··· Data provided ···

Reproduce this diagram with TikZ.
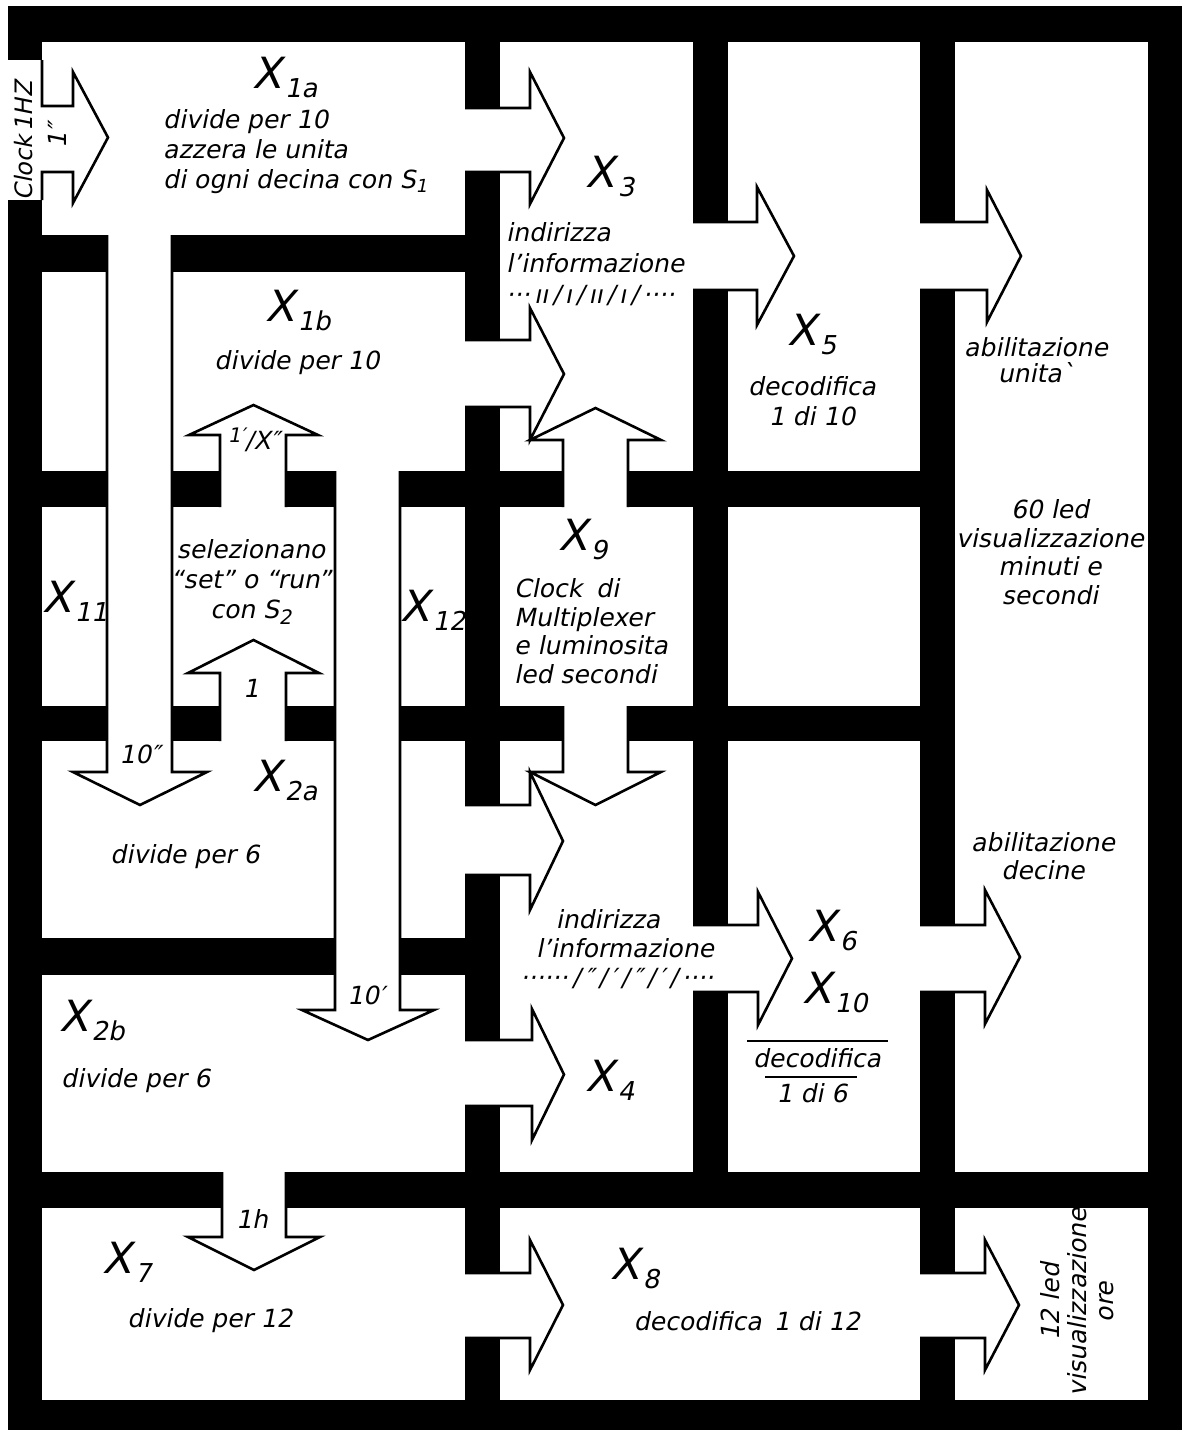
\documentclass[tikz,border=0pt]{standalone}
\usepackage{fontspec}
\setmainfont{DejaVu Sans}[FakeSlant=0.2]
\newcommand{\RArr}[8]{\path[#1] (#2,#5) -- (#3,#5) -- (#3,#7) -- (#4,{(#7+#8)/2}) -- (#3,#8) -- (#3,#6) -- (#2,#6);}
\newcommand{\VArr}[8]{\path[#1] (#5,#2) -- (#5,#3) -- (#7,#3) -- ({(#7+#8)/2},#4) -- (#8,#3) -- (#6,#3) -- (#6,#2);}
\newcommand{\AllArr}[1]{%
 \path[#1] (42,60) -- (42,106) -- (73,106) -- (73,72) -- (108,137.5) -- (73,203) -- (73,172) -- (42,172) -- (42,200);
 \RArr{#1}{465}{530}{564}{108}{172}{72}{204}
 \RArr{#1}{465}{530}{564}{340}{407}{308}{440}
 \RArr{#1}{693}{757}{794}{222}{290}{187}{325}
 \RArr{#1}{920}{987}{1021}{222}{290}{190}{322}
 \RArr{#1}{465}{530}{563}{805}{875}{772}{910}
 \RArr{#1}{693}{758}{792}{925}{992}{892}{1025}
 \RArr{#1}{920}{985}{1020}{925}{992}{890}{1024}
 \RArr{#1}{465}{532}{564}{1040}{1106}{1009}{1140}
 \RArr{#1}{465}{530}{563}{1273}{1338}{1240}{1370}
 \RArr{#1}{920}{985}{1019}{1273}{1338}{1240}{1370}
 \VArr{#1}{235}{772}{805}{107}{172}{73}{207}
 \VArr{#1}{471}{1010}{1040}{335}{400}{302}{434}
 \VArr{#1}{507}{440}{408}{563}{628}{530}{661}
 \VArr{#1}{706}{772}{805}{563}{628}{530}{661}
 \VArr{#1}{507}{435}{405}{220}{286}{189}{318}
 \VArr{#1}{741}{673}{640}{220}{286}{188}{319}
 \VArr{#1}{1172}{1237}{1270}{222}{286}{188}{320}
}
\newcommand{\XL}[1]{{\fontsize{43}{43}\selectfont X}\kern3pt\raisebox{-9pt}[0pt][0pt]{\fontsize{26}{26}\selectfont #1}}
\begin{document}
\begin{tikzpicture}[x=1pt,y=-1pt,
  outl/.style={draw=black,line width=2.6pt},
  txt/.style={inner sep=0pt,font=\fontsize{25}{30}\selectfont}]
\fill[white] (0,0) rectangle (1193,1435);
\useasboundingbox (0,0) rectangle (1193,1435);
% walls
\fill[black] (8,6) rectangle (1182,42);
\fill[black] (8,6) rectangle (42,60);
\fill[black] (8,200) rectangle (42,1430);
\fill[black] (1148,6) rectangle (1182,1430);
\fill[black] (8,1400) rectangle (1182,1430);
\fill[black] (465,42) rectangle (500,1400);
\fill[black] (693,42) rectangle (728,1172);
\fill[black] (920,42) rectangle (955,1400);
\fill[black] (42,235) rectangle (465,272);
\fill[black] (42,471) rectangle (955,507);
\fill[black] (42,706) rectangle (955,741);
\fill[black] (42,938) rectangle (465,975);
\fill[black] (42,1172) rectangle (1148,1208);
% arrows
\AllArr{fill=white}
\AllArr{outl}
% overlines
\draw[line width=2pt] (747,1041) -- (888,1041);
\draw[line width=2pt] (765,1077) -- (857,1077);
% texts
\node[txt, rotate=90, font=\fontsize{24}{24}\selectfont] (clk) at (24,141) {Clock\,1HZ};
\node[txt, rotate=90] (s1) at (57,136) {1″};
\node[txt] (x1a) at (285,73) {\XL{1a}};
\node[txt, anchor=west, align=left] (t1a) at (163,152) {divide per 10\\azzera le unita\\di ogni decina con S\raisebox{-4pt}{\fontsize{18}{18}\selectfont 1}};
\node[txt] (x1b) at (298,306) {\XL{1b}};
\node[txt] (t1b) at (297,363) {divide per 10};
\node[txt] (lx) at (254,440) {\raisebox{7pt}{\fontsize{20}{20}\selectfont 1′}/X″};
\node[txt] (x11) at (75,597) {\XL{11}};
\node[txt, align=center] (sel) at (251,582) {selezionano\\“set” o “run”\\con S\raisebox{-6pt}{\fontsize{20}{20}\selectfont 2}};
\node[txt] (x12) at (433,606) {\XL{12}};
\node[txt] (one) at (251,688) {1};
\node[txt] (ten) at (140,754) {10″};
\node[txt] (x2a) at (285,776) {\XL{2a}};
\node[txt] (t2a) at (185,857) {divide per 6};
\node[txt] (tenm) at (366,995) {10′};
\node[txt] (x2b) at (92,1016) {\XL{2b}};
\node[txt, anchor=west] (t2b) at (61,1081) {divide per 6};
\node[txt] (oneh) at (252,1219) {1h};
\node[txt] (x7) at (127,1258) {\XL{7}};
\node[txt] (t7) at (210,1321) {divide per 12};
\node[txt] (x3) at (610,172) {\XL{3}};
\node[txt, anchor=west, align=left, font=\fontsize{25}{31}\selectfont] (t3) at (506,264) {indirizza\\l’informazione\\···\,ıı\,/\,ı\,/\,ıı\,/\,ı\,/\,····};
\node[txt] (x5) at (812,330) {\XL{5}};
\node[txt, align=center] (t5) at (812,401) {decodifica\\1 di 10};
\node[txt, align=center, font=\fontsize{25}{26}\selectfont] (tu) at (1036,360) {abilitazione\\unitaˋ};
\node[txt] (x9) at (583,535) {\XL{9}};
\node[txt, anchor=west, align=left, font=\fontsize{25}{28.5}\selectfont] (t9) at (514,631) {Clock\hspace{14pt}di\\Multiplexer\\e luminosita\\led secondi};
\node[txt, align=center, font=\fontsize{25}{28.5}\selectfont] (t60) at (1050,552) {60 led\\visualizzazione\\minuti e\\secondi};
\node[txt, align=center, font=\fontsize{25}{28.5}\selectfont] (tdec) at (1043,856) {abilitazione\\decine};
\node[txt] (i1) at (608,919) {indirizza};
\node[txt] (i2) at (625,948) {l’informazione};
\node[txt] (i3) at (617,979) {······\,/\,″\,/\,′\,/\,″\,/\,′\,/\,····};
\node[txt] (x6) at (832,926) {\XL{6}};
\node[txt] (x10) at (835,988) {\XL{10}};
\node[txt] (d6a) at (817,1058) {decodifica};
\node[txt] (d6b) at (812,1093) {1 di 6};
\node[txt] (x4) at (610,1076) {\XL{4}};
\node[txt] (x8) at (635,1264) {\XL{8}};
\node[txt] (t8) at (747,1321) {decodifica\hspace{12pt}1 di 12};
\node[txt, rotate=90, align=center, font=\fontsize{25}{27}\selectfont] (t12) at (1077,1302) {12 led\\visualizzazione\\ore};
\end{tikzpicture}
\end{document}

···

- **Directions for this task**
Repeat the listing verbatim. Skip the pictures.

- **Response**
Reproduce this diagram with TikZ.
\documentclass[tikz,border=0pt]{standalone}
\usepackage{fontspec}
\setmainfont{DejaVu Sans}[FakeSlant=0.2]
\newcommand{\RArr}[8]{\path[#1] (#2,#5) -- (#3,#5) -- (#3,#7) -- (#4,{(#7+#8)/2}) -- (#3,#8) -- (#3,#6) -- (#2,#6);}
\newcommand{\VArr}[8]{\path[#1] (#5,#2) -- (#5,#3) -- (#7,#3) -- ({(#7+#8)/2},#4) -- (#8,#3) -- (#6,#3) -- (#6,#2);}
\newcommand{\AllArr}[1]{%
 \path[#1] (42,60) -- (42,106) -- (73,106) -- (73,72) -- (108,137.5) -- (73,203) -- (73,172) -- (42,172) -- (42,200);
 \RArr{#1}{465}{530}{564}{108}{172}{72}{204}
 \RArr{#1}{465}{530}{564}{340}{407}{308}{440}
 \RArr{#1}{693}{757}{794}{222}{290}{187}{325}
 \RArr{#1}{920}{987}{1021}{222}{290}{190}{322}
 \RArr{#1}{465}{530}{563}{805}{875}{772}{910}
 \RArr{#1}{693}{758}{792}{925}{992}{892}{1025}
 \RArr{#1}{920}{985}{1020}{925}{992}{890}{1024}
 \RArr{#1}{465}{532}{564}{1040}{1106}{1009}{1140}
 \RArr{#1}{465}{530}{563}{1273}{1338}{1240}{1370}
 \RArr{#1}{920}{985}{1019}{1273}{1338}{1240}{1370}
 \VArr{#1}{235}{772}{805}{107}{172}{73}{207}
 \VArr{#1}{471}{1010}{1040}{335}{400}{302}{434}
 \VArr{#1}{507}{440}{408}{563}{628}{530}{661}
 \VArr{#1}{706}{772}{805}{563}{628}{530}{661}
 \VArr{#1}{507}{435}{405}{220}{286}{189}{318}
 \VArr{#1}{741}{673}{640}{220}{286}{188}{319}
 \VArr{#1}{1172}{1237}{1270}{222}{286}{188}{320}
}
\newcommand{\XL}[1]{{\fontsize{43}{43}\selectfont X}\kern3pt\raisebox{-9pt}[0pt][0pt]{\fontsize{26}{26}\selectfont #1}}
\begin{document}
\begin{tikzpicture}[x=1pt,y=-1pt,
  outl/.style={draw=black,line width=2.6pt},
  txt/.style={inner sep=0pt,font=\fontsize{25}{30}\selectfont}]
\fill[white] (0,0) rectangle (1193,1435);
\useasboundingbox (0,0) rectangle (1193,1435);
% walls
\fill[black] (8,6) rectangle (1182,42);
\fill[black] (8,6) rectangle (42,60);
\fill[black] (8,200) rectangle (42,1430);
\fill[black] (1148,6) rectangle (1182,1430);
\fill[black] (8,1400) rectangle (1182,1430);
\fill[black] (465,42) rectangle (500,1400);
\fill[black] (693,42) rectangle (728,1172);
\fill[black] (920,42) rectangle (955,1400);
\fill[black] (42,235) rectangle (465,272);
\fill[black] (42,471) rectangle (955,507);
\fill[black] (42,706) rectangle (955,741);
\fill[black] (42,938) rectangle (465,975);
\fill[black] (42,1172) rectangle (1148,1208);
% arrows
\AllArr{fill=white}
\AllArr{outl}
% overlines
\draw[line width=2pt] (747,1041) -- (888,1041);
\draw[line width=2pt] (765,1077) -- (857,1077);
% texts
\node[txt, rotate=90, font=\fontsize{24}{24}\selectfont] (clk) at (24,141) {Clock\,1HZ};
\node[txt, rotate=90] (s1) at (57,136) {1″};
\node[txt] (x1a) at (285,73) {\XL{1a}};
\node[txt, anchor=west, align=left] (t1a) at (163,152) {divide per 10\\azzera le unita\\di ogni decina con S\raisebox{-4pt}{\fontsize{18}{18}\selectfont 1}};
\node[txt] (x1b) at (298,306) {\XL{1b}};
\node[txt] (t1b) at (297,363) {divide per 10};
\node[txt] (lx) at (254,440) {\raisebox{7pt}{\fontsize{20}{20}\selectfont 1′}/X″};
\node[txt] (x11) at (75,597) {\XL{11}};
\node[txt, align=center] (sel) at (251,582) {selezionano\\“set” o “run”\\con S\raisebox{-6pt}{\fontsize{20}{20}\selectfont 2}};
\node[txt] (x12) at (433,606) {\XL{12}};
\node[txt] (one) at (251,688) {1};
\node[txt] (ten) at (140,754) {10″};
\node[txt] (x2a) at (285,776) {\XL{2a}};
\node[txt] (t2a) at (185,857) {divide per 6};
\node[txt] (tenm) at (366,995) {10′};
\node[txt] (x2b) at (92,1016) {\XL{2b}};
\node[txt, anchor=west] (t2b) at (61,1081) {divide per 6};
\node[txt] (oneh) at (252,1219) {1h};
\node[txt] (x7) at (127,1258) {\XL{7}};
\node[txt] (t7) at (210,1321) {divide per 12};
\node[txt] (x3) at (610,172) {\XL{3}};
\node[txt, anchor=west, align=left, font=\fontsize{25}{31}\selectfont] (t3) at (506,264) {indirizza\\l’informazione\\···\,ıı\,/\,ı\,/\,ıı\,/\,ı\,/\,····};
\node[txt] (x5) at (812,330) {\XL{5}};
\node[txt, align=center] (t5) at (812,401) {decodifica\\1 di 10};
\node[txt, align=center, font=\fontsize{25}{26}\selectfont] (tu) at (1036,360) {abilitazione\\unitaˋ};
\node[txt] (x9) at (583,535) {\XL{9}};
\node[txt, anchor=west, align=left, font=\fontsize{25}{28.5}\selectfont] (t9) at (514,631) {Clock\hspace{14pt}di\\Multiplexer\\e luminosita\\led secondi};
\node[txt, align=center, font=\fontsize{25}{28.5}\selectfont] (t60) at (1050,552) {60 led\\visualizzazione\\minuti e\\secondi};
\node[txt, align=center, font=\fontsize{25}{28.5}\selectfont] (tdec) at (1043,856) {abilitazione\\decine};
\node[txt] (i1) at (608,919) {indirizza};
\node[txt] (i2) at (625,948) {l’informazione};
\node[txt] (i3) at (617,979) {······\,/\,″\,/\,′\,/\,″\,/\,′\,/\,····};
\node[txt] (x6) at (832,926) {\XL{6}};
\node[txt] (x10) at (835,988) {\XL{10}};
\node[txt] (d6a) at (817,1058) {decodifica};
\node[txt] (d6b) at (812,1093) {1 di 6};
\node[txt] (x4) at (610,1076) {\XL{4}};
\node[txt] (x8) at (635,1264) {\XL{8}};
\node[txt] (t8) at (747,1321) {decodifica\hspace{12pt}1 di 12};
\node[txt, rotate=90, align=center, font=\fontsize{25}{27}\selectfont] (t12) at (1077,1302) {12 led\\visualizzazione\\ore};
\end{tikzpicture}
\end{document}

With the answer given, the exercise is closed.